If you’ve ever felt the pain of putting on sunglasses after letting them sit in a hot car, you’ve probably become a little more careful about where you leave your shades. But besides burning yourself, did you know that leaving your sunglasses in hot places can lead to other problems? In fact, letting your glasses get too hot can seriously affect your lenses and permanently damage them.

To understand how heat can harm your sunglasses, we first need to take a look at how your sunglass lenses are made.

Polarized lenses contain a special film that allows light to pass through the lens while simultaneously blocking glare. When polarized lenses are made, the film in the lens is cured using heat. If the lens and film are heated up again, it can cause issues.  The polarized lenses will also have a scratch coating to protect the lens against scratching. The lens tends to stretch when it is heated up, but the film and scratch coating doesn’t expand at the same rate. This can cause the film or scratch coating to crack.
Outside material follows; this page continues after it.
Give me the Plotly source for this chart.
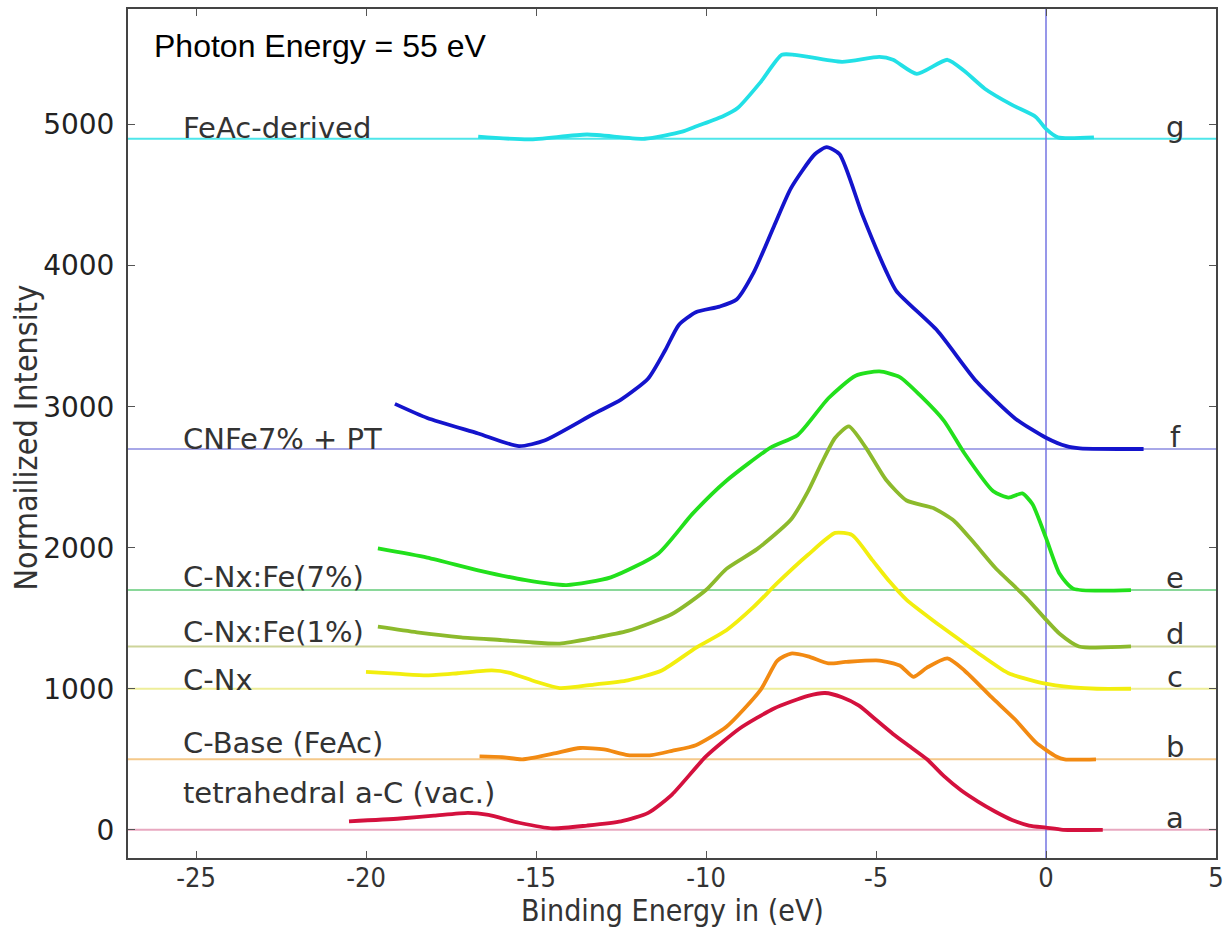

Sunglasses may have an anti-reflective coating with even less flexibility.  The sunglasses with an anti-reflective coating are more susceptible to heat; they contain thin layers of glass that will not stretch. This ultimately leads to cracking and breaking.

No matter what type of sunglasses you have, leaving them in sun is never a good idea and definitely not recommended.  Making sure you don’t leave your sunglasses in your car on a hot day is an easy way to preserve your lenses. In fact, even on days when the temperature is only 60 degrees, the temperature inside your car can easily reach 100 degrees. And on hot, summer days that reach temperatures of 100 degrees, your car can heat up to 140 degrees in just 15 minutes! But cars aren’t the only place that can overheat your sunglasses. Leaving sunglasses next to the pool on a hot day can lead to high lens temperatures. Another common problem is taking glasses off during a trip to the steam room and leaving them near the heat source.

As the temperatures start to warm up this summer, remember to shield your shades from the heat, so they can continue to protect your eyes all summer long.